The lines to be extracted run from the start of the listing through the line containing "return H - y"; copy them exactly and nothing else.

════

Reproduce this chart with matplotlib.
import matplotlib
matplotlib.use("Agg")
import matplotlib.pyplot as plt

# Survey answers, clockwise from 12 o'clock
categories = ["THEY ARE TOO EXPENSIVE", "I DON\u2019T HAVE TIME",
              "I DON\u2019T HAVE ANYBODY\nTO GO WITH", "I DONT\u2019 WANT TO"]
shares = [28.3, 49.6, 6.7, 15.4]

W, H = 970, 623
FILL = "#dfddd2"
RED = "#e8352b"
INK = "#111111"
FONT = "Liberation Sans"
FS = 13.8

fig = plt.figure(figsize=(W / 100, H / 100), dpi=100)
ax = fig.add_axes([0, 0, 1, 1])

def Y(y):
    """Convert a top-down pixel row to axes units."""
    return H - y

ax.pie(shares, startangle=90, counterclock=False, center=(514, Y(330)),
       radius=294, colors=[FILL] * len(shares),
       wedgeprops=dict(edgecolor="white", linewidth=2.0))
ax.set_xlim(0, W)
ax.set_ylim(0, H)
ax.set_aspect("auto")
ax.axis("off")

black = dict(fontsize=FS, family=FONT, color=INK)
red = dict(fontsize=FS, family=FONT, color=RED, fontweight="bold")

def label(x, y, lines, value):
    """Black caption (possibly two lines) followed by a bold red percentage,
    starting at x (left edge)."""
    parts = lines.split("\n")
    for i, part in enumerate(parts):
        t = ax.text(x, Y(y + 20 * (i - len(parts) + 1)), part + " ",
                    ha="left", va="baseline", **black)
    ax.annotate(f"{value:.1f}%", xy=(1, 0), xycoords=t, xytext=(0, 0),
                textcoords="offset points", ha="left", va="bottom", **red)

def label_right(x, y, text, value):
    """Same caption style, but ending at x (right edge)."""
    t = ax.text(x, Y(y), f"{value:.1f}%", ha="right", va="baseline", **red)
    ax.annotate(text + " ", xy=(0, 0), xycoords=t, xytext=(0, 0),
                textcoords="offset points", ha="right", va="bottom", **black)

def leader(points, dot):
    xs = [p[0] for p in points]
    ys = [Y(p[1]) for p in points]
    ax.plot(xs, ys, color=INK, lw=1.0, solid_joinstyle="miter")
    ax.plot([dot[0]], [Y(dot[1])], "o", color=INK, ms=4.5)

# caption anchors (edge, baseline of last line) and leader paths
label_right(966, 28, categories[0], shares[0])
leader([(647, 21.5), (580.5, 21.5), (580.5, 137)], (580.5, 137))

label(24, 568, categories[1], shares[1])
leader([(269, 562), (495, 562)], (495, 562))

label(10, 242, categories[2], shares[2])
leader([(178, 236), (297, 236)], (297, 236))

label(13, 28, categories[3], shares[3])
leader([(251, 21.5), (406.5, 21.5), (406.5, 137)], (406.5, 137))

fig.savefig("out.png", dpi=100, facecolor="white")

════

■ EXERCISE RESULT
Reproduce this chart with matplotlib.
import matplotlib
matplotlib.use("Agg")
import matplotlib.pyplot as plt

# Survey answers, clockwise from 12 o'clock
categories = ["THEY ARE TOO EXPENSIVE", "I DON\u2019T HAVE TIME",
              "I DON\u2019T HAVE ANYBODY\nTO GO WITH", "I DONT\u2019 WANT TO"]
shares = [28.3, 49.6, 6.7, 15.4]

W, H = 970, 623
FILL = "#dfddd2"
RED = "#e8352b"
INK = "#111111"
FONT = "Liberation Sans"
FS = 13.8

fig = plt.figure(figsize=(W / 100, H / 100), dpi=100)
ax = fig.add_axes([0, 0, 1, 1])

def Y(y):
    """Convert a top-down pixel row to axes units."""
    return H - y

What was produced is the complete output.